Comment Re:Libertarian nirvana (Score 1) 534
We have to agree to disagree at some point. We can't even agree on what it is we disagree on. I think this is also a fine example of how the Internet fails as a communication medium in some ways. If this were a conversation IRL, I think a lot of problems would be smoothed over by facial expressions, gestures, tone of voice, etc.
Of course I've had a *few* conversations IRL that were just as bad as some of these things that blow up on the Internet. A unionized teacher in a certain cafe comes to mind. Me: We won't really fix education until we bust the union. Him: Explosion, including all kinds of odd assumpitons about me such as, "you were raised in Marin County and know nothing about the inner city" when in reality I was raised 3000 miles away and have at least a passing familiarity with "the hood" of both a large city and a small town.

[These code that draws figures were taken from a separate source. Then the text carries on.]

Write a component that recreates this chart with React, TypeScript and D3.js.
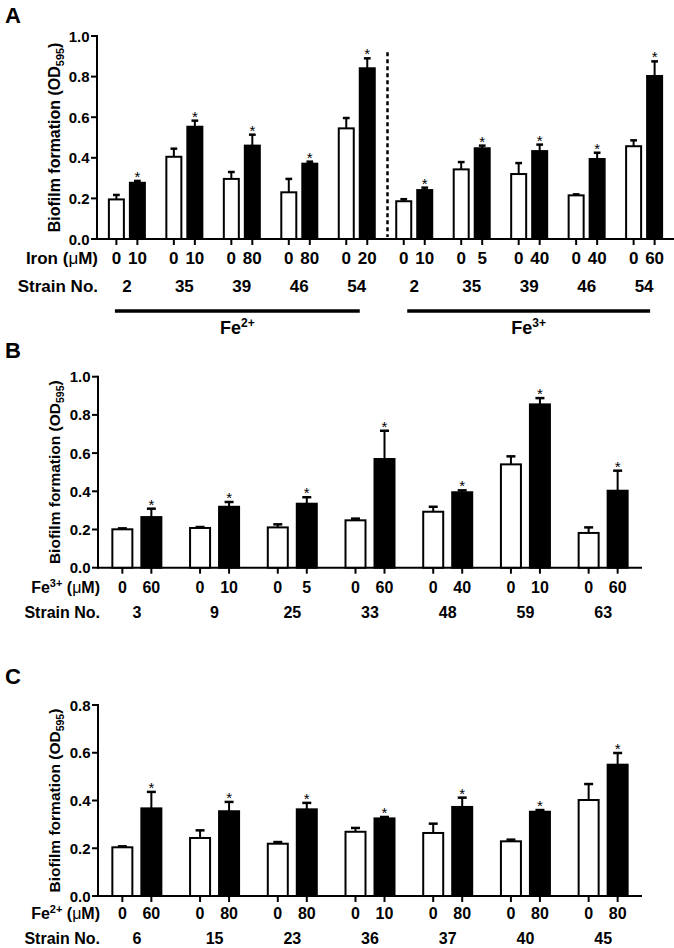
import React from "react";
import * as d3 from "d3";

// ---------- Panel A data ----------
const groupsA = ["Fe2+ 2", "Fe2+ 35", "Fe2+ 39", "Fe2+ 46", "Fe2+ 54", "Fe3+ 2", "Fe3+ 35", "Fe3+ 39", "Fe3+ 46", "Fe3+ 54"];
const strainsA = ["2", "35", "39", "46", "54", "2", "35", "39", "46", "54"];
const concA = ["10", "10", "80", "80", "20", "10", "5", "40", "40", "60"];
const ctrlMeanA = [0.195, 0.405, 0.296, 0.23, 0.545, 0.186, 0.343, 0.32, 0.215, 0.457];
const ctrlErrA = [0.022, 0.04, 0.034, 0.066, 0.051, 0.01, 0.036, 0.054, 0.005, 0.029];
const trtMeanA = [0.277, 0.553, 0.46, 0.371, 0.841, 0.241, 0.447, 0.433, 0.394, 0.803];
const trtErrA = [0.009, 0.03, 0.054, 0.01, 0.049, 0.012, 0.013, 0.032, 0.031, 0.072];
const ticksA = [0, 0.2, 0.4, 0.6, 0.8, 1.0];

// ---------- Panel B data ----------
const strainsB = ["3", "9", "25", "33", "48", "59", "63"];
const concB = ["60", "10", "5", "60", "40", "10", "60"];
const ctrlMeanB = [0.201, 0.208, 0.211, 0.248, 0.293, 0.541, 0.182];
const ctrlErrB = [0.005, 0.005, 0.016, 0.009, 0.026, 0.042, 0.029];
const trtMeanB = [0.265, 0.319, 0.335, 0.569, 0.395, 0.855, 0.403];
const trtErrB = [0.044, 0.025, 0.034, 0.148, 0.01, 0.033, 0.105];
const ticksB = [0, 0.2, 0.4, 0.6, 0.8, 1.0];

// ---------- Panel C data ----------
const strainsC = ["6", "15", "23", "36", "37", "40", "45"];
const concC = ["60", "80", "80", "10", "80", "80", "80"];
const ctrlMeanC = [0.204, 0.243, 0.219, 0.269, 0.264, 0.229, 0.402];
const ctrlErrC = [0.004, 0.032, 0.007, 0.016, 0.039, 0.007, 0.067];
const trtMeanC = [0.367, 0.355, 0.363, 0.325, 0.373, 0.353, 0.55];
const trtErrC = [0.069, 0.039, 0.027, 0.006, 0.039, 0.007, 0.049];
const ticksC = [0, 0.2, 0.4, 0.6, 0.8];

const FONT = "'Liberation Sans', Arial, sans-serif";

type PanelProps = {
  letter: string;
  letterY: number;
  groups: string[];
  strains: string[];
  conc: string[];
  ctrlMean: number[];
  ctrlErr: number[];
  trtMean: number[];
  trtErr: number[];
  ticks: number[];
  yMax: number;
  left: number;
  right: number;
  top: number;
  bottom: number;
  padding: number;
  offset: number;
  barW: number;
  concLabel: React.ReactNode;
  concLabelEnd: number;
  concY: number;
  strainY: number;
  rowFont: number;
  titleFont: number;
  extra?: (x: d3.ScalePoint<string>, y: d3.ScaleLinear<number, number>) => React.ReactNode;
};

function Panel(p: PanelProps) {
  const x = d3.scalePoint<string>().domain(p.groups).range([p.left, p.right]).padding(p.padding);
  const y = d3.scaleLinear().domain([0, p.yMax]).range([p.bottom, p.top]);
  const capW = p.barW * 0.45;
  const bars: React.ReactNode[] = [];
  p.groups.forEach((g, i) => {
    const cx = x(g) as number;
    const series = [
      { c: cx - p.offset, m: p.ctrlMean[i], e: p.ctrlErr[i], fill: "#fff", star: false, lab: "0" },
      { c: cx + p.offset, m: p.trtMean[i], e: p.trtErr[i], fill: "#000", star: true, lab: p.conc[i] },
    ];
    series.forEach((s, j) => {
      const yt = y(s.m);
      const ye = y(s.m + s.e);
      bars.push(
        <g key={g + j}>
          <line x1={s.c} x2={s.c} y1={yt} y2={ye} stroke="#000" strokeWidth={2} />
          <line x1={s.c - capW / 2} x2={s.c + capW / 2} y1={ye} y2={ye} stroke="#000" strokeWidth={2.5} />
          <rect x={s.c - p.barW / 2} y={yt} width={p.barW} height={p.bottom - yt} fill={s.fill} stroke="#000" strokeWidth={2} />
          <line x1={s.c} x2={s.c} y1={p.bottom} y2={p.bottom + 6} stroke="#000" strokeWidth={2} />
          {s.star && (
            <text x={s.c} y={ye + 1} textAnchor="middle" fontSize={15} fontFamily={FONT}>*</text>
          )}
          <text x={s.c} y={p.concY} textAnchor="middle" fontSize={p.rowFont} fontWeight="bold" fontFamily={FONT}>{s.lab}</text>
        </g>
      );
    });
    bars.push(
      <text key={g + "s"} x={cx} y={p.strainY} textAnchor="middle" fontSize={p.rowFont} fontWeight="bold" fontFamily={FONT}>
        {p.strains[i]}
      </text>
    );
  });
  const midY = (p.top + p.bottom) / 2;
  return (
    <g>
      <text x={5} y={p.letterY} fontSize={22} fontWeight="bold" fontFamily={FONT}>{p.letter}</text>
      {/* y axis */}
      <line x1={p.left} x2={p.left} y1={p.top - 1} y2={p.bottom + 1} stroke="#000" strokeWidth={2} />
      {p.ticks.map((t) => (
        <g key={t}>
          <line x1={p.left - 6} x2={p.left} y1={y(t)} y2={y(t)} stroke="#000" strokeWidth={2} />
          <text x={p.left - 7.5} y={y(t) + 5.5} textAnchor="end" fontSize={15} fontWeight="bold" fontFamily={FONT}>
            {d3.format(".1f")(t)}
          </text>
        </g>
      ))}
      <text
        transform={`translate(60,${midY}) rotate(-90)`}
        textAnchor="middle"
        fontSize={p.titleFont}
        fontWeight="bold"
        fontFamily={FONT}
      >
        Biofilm formation (OD<tspan dy={4} fontSize={p.titleFont * 0.68}>595</tspan><tspan dy={-4}>)</tspan>
      </text>
      {/* x axis */}
      <line x1={p.left - 1} x2={p.right} y1={p.bottom} y2={p.bottom} stroke="#000" strokeWidth={2} />
      {bars}
      {p.extra && p.extra(x, y)}
      <text x={p.concLabelEnd} y={p.concY} textAnchor="end" fontSize={p.rowFont} fontWeight="bold" fontFamily={FONT}>
        {p.concLabel}
      </text>
      <text x={p.concLabelEnd} y={p.strainY} textAnchor="end" fontSize={p.rowFont} fontWeight="bold" fontFamily={FONT}>
        Strain No.
      </text>
    </g>
  );
}

const mu = <tspan fontWeight="normal">μ</tspan>;

export default function App() {
  return (
    <svg
      width={674}
      height={948}
      style={{ position: "absolute", left: 0, top: 0, background: "#fff" }}
    >
      <rect width={674} height={948} fill="#fff" />
      <Panel
        letter="A"
        letterY={23}
        groups={groupsA}
        strains={strainsA}
        conc={concA}
        ctrlMean={ctrlMeanA}
        ctrlErr={ctrlErrA}
        trtMean={trtMeanA}
        trtErr={trtErrA}
        ticks={ticksA}
        yMax={1}
        left={97}
        right={674}
        top={36}
        bottom={239}
        padding={0.52}
        offset={10.5}
        barW={15}
        concLabel={<>Iron ({mu}M)</>}
        concLabelEnd={98}
        concY={264}
        strainY={292}
        rowFont={17}
        titleFont={16}
        extra={(x, y) => {
          const xd = ((x(groupsA[4]) as number) + (x(groupsA[5]) as number)) / 2 + 2;
          const l1a = (x(groupsA[0]) as number) - 12;
          const l1b = (x(groupsA[4]) as number) + 3;
          const l2a = (x(groupsA[5]) as number) - 7;
          const l2b = (x(groupsA[9]) as number) + 6;
          return (
            <g>
              <line x1={xd} x2={xd} y1={y(0.92)} y2={y(0.01)} stroke="#000" strokeWidth={2.5} strokeDasharray="4 3" />
              <line x1={l1a} x2={l1b} y1={311} y2={311} stroke="#000" strokeWidth={3.5} />
              <line x1={l2a} x2={l2b} y1={311} y2={311} stroke="#000" strokeWidth={3.5} />
              <text x={(l1a + l1b) / 2} y={334} textAnchor="middle" fontSize={18} fontWeight="bold" fontFamily={FONT}>
                Fe<tspan dy={-7} fontSize={12}>2+</tspan>
              </text>
              <text x={(l2a + l2b) / 2} y={334} textAnchor="middle" fontSize={18} fontWeight="bold" fontFamily={FONT}>
                Fe<tspan dy={-7} fontSize={12}>3+</tspan>
              </text>
            </g>
          );
        }}
      />
      <Panel
        letter="B"
        letterY={358}
        groups={strainsB}
        strains={strainsB}
        conc={concB}
        ctrlMean={ctrlMeanB}
        ctrlErr={ctrlErrB}
        trtMean={trtMeanB}
        trtErr={trtErrB}
        ticks={ticksB}
        yMax={1}
        left={98}
        right={642}
        top={376.7}
        bottom={567.7}
        padding={0.5}
        offset={14.5}
        barW={20}
        concLabel={<>Fe<tspan dy={-6} fontSize={11}>3+</tspan><tspan dy={6}> ({mu}M)</tspan></>}
        concLabelEnd={100}
        concY={593}
        strainY={618}
        rowFont={16}
        titleFont={15.5}
      />
      <Panel
        letter="C"
        letterY={684}
        groups={strainsC}
        strains={strainsC}
        conc={concC}
        ctrlMean={ctrlMeanC}
        ctrlErr={ctrlErrC}
        trtMean={trtMeanC}
        trtErr={trtErrC}
        ticks={ticksC}
        yMax={0.8}
        left={98}
        right={642}
        top={705}
        bottom={896}
        padding={0.5}
        offset={14.5}
        barW={20}
        concLabel={<>Fe<tspan dy={-6} fontSize={11}>2+</tspan><tspan dy={6}> ({mu}M)</tspan></>}
        concLabelEnd={100}
        concY={919}
        strainY={944}
        rowFont={16}
        titleFont={15.5}
      />
    </svg>
  );
}
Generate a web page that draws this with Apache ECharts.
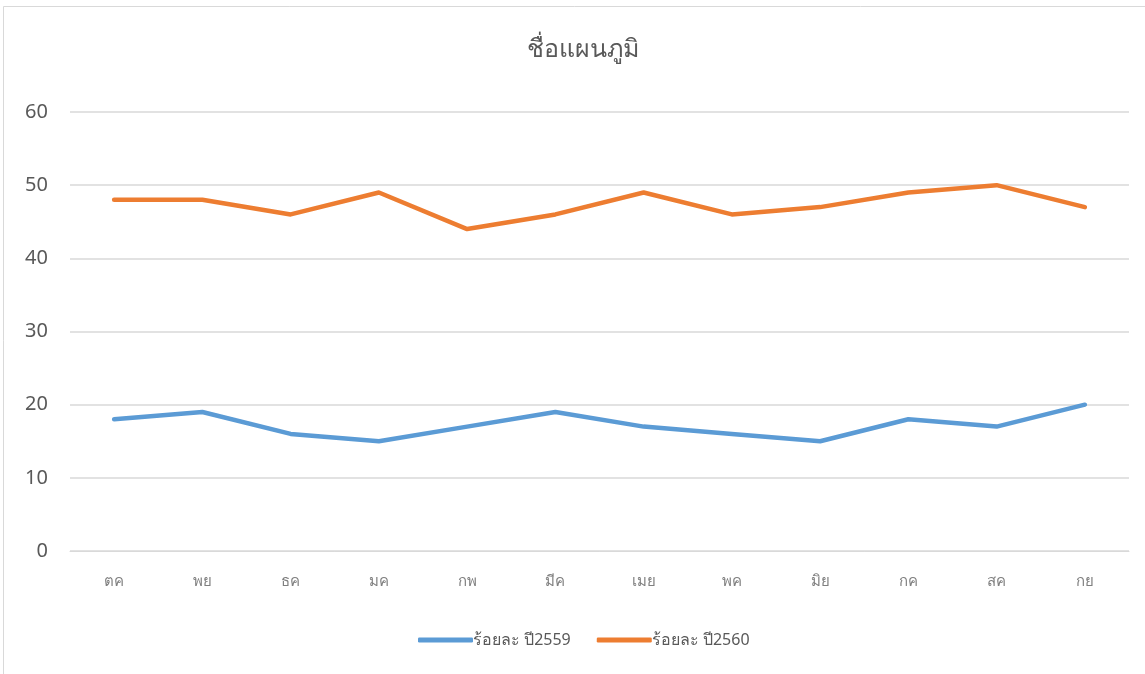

Anyway, let's just agree to disagree. I'm not what you think I am, and you're probably not what I think you are. If you're ever in Northern California, you're welcome to have coffee or a beer... but no 420. I've got long hair and people offer me free pot sometimes because "surely the hippie would like to toke with us", but I have no interest. That kind of stereotyping IRL gets dismissed quickly and politely. On the Internet it's a PiTA.
Anyway, I'm done. You sir (m'am?), may have the last word if you so desire.